» **Data provided**:
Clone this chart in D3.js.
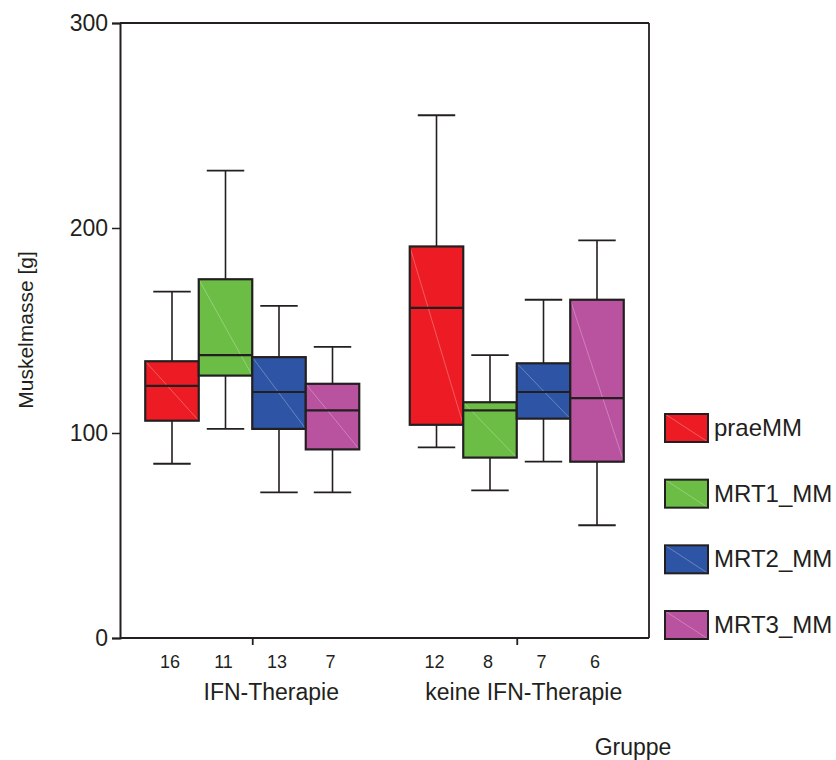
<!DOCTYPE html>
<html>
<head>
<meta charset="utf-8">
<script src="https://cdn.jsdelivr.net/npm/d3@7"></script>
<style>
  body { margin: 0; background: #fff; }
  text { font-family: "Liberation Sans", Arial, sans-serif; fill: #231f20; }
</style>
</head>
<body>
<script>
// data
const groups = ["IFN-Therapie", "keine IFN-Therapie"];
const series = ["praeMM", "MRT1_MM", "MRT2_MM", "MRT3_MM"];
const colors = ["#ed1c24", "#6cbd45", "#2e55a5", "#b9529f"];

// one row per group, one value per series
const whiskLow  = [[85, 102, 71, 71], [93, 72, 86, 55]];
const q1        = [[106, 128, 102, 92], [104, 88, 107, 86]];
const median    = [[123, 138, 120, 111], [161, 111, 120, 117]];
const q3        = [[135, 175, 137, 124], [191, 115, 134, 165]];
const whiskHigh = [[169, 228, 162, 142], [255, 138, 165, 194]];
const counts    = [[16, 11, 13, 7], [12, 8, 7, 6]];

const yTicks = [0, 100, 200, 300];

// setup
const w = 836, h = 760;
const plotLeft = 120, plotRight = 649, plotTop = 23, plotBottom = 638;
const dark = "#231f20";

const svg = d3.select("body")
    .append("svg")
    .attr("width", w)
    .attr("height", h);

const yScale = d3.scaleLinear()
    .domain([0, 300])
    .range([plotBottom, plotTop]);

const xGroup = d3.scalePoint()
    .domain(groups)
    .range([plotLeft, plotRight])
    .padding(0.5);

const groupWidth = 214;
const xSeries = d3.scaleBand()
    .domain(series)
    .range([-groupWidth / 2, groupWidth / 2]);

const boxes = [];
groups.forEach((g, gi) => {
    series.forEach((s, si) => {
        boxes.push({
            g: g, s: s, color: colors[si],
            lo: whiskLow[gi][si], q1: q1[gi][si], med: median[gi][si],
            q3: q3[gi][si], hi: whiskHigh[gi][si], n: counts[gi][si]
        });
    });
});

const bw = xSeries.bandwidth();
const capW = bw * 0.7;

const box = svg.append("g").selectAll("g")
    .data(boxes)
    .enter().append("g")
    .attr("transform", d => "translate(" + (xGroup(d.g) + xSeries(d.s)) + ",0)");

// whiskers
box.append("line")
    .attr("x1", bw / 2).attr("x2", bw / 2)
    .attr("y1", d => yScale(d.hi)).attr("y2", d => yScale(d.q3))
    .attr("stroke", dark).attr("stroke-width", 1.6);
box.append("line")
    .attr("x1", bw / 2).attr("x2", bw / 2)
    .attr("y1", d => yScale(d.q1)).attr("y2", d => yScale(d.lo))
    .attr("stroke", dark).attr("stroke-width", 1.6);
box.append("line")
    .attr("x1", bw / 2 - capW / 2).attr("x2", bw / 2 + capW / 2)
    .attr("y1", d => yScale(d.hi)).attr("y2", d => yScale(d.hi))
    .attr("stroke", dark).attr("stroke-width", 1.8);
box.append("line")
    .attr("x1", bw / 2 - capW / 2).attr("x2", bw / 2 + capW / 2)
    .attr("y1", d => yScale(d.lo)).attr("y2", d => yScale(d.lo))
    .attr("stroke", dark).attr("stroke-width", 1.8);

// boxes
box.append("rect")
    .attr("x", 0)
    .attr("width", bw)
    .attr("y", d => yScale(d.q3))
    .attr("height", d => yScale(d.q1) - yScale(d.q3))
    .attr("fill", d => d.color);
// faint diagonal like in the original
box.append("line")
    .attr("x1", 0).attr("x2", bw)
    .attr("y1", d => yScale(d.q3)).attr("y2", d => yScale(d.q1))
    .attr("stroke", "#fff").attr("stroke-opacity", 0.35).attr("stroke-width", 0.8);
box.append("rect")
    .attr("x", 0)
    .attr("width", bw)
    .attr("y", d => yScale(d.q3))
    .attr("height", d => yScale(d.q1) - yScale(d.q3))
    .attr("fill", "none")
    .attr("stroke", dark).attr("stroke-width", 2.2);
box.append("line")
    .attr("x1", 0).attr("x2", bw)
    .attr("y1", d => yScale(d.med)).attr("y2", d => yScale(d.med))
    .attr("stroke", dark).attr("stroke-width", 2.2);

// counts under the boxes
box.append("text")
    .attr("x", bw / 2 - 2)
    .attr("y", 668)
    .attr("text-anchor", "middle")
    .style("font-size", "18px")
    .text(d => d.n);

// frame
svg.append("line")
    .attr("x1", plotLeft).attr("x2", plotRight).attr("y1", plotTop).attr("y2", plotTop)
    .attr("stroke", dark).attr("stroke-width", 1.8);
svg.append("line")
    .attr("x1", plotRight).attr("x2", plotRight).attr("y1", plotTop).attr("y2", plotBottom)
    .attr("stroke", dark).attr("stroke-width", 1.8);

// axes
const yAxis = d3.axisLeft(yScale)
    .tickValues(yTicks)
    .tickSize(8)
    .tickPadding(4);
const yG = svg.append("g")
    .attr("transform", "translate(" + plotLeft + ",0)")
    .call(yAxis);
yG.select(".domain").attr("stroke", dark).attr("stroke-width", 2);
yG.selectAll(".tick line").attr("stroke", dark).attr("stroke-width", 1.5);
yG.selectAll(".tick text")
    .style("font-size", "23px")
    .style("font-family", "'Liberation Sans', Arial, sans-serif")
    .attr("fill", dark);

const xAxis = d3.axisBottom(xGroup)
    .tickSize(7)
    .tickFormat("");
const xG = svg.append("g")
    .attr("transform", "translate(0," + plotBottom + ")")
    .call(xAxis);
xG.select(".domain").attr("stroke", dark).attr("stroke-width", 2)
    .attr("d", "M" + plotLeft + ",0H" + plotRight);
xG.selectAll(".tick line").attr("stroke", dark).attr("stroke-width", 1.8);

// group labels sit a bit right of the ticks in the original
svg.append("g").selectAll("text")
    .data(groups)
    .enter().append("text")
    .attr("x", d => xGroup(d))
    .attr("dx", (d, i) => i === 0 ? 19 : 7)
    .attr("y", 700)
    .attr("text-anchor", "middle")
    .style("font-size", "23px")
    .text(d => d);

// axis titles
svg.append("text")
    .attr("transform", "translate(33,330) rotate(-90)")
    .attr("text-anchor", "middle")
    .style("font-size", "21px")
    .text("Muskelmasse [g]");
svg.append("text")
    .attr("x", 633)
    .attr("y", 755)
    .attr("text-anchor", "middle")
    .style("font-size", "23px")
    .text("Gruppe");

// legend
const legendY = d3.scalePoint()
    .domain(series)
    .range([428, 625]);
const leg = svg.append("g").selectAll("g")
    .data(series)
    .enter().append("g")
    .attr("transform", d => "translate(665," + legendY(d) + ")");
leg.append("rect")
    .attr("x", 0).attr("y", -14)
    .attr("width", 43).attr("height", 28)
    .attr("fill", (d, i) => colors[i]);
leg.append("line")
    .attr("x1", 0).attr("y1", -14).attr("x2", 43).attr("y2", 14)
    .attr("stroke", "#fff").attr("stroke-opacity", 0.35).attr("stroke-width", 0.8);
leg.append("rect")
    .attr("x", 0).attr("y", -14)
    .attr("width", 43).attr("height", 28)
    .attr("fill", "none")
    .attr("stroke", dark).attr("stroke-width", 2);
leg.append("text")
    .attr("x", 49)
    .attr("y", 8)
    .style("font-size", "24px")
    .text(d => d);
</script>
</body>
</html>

» **Exercise goal**: Copy exactly the lines running from the beginning of the listing through the line that has "[12, 8, 7, 6]];". Drop the pictures.

» **Exercise answer**:
Clone this chart in D3.js.
<!DOCTYPE html>
<html>
<head>
<meta charset="utf-8">
<script src="https://cdn.jsdelivr.net/npm/d3@7"></script>
<style>
  body { margin: 0; background: #fff; }
  text { font-family: "Liberation Sans", Arial, sans-serif; fill: #231f20; }
</style>
</head>
<body>
<script>
// data
const groups = ["IFN-Therapie", "keine IFN-Therapie"];
const series = ["praeMM", "MRT1_MM", "MRT2_MM", "MRT3_MM"];
const colors = ["#ed1c24", "#6cbd45", "#2e55a5", "#b9529f"];

// one row per group, one value per series
const whiskLow  = [[85, 102, 71, 71], [93, 72, 86, 55]];
const q1        = [[106, 128, 102, 92], [104, 88, 107, 86]];
const median    = [[123, 138, 120, 111], [161, 111, 120, 117]];
const q3        = [[135, 175, 137, 124], [191, 115, 134, 165]];
const whiskHigh = [[169, 228, 162, 142], [255, 138, 165, 194]];
const counts    = [[16, 11, 13, 7], [12, 8, 7, 6]];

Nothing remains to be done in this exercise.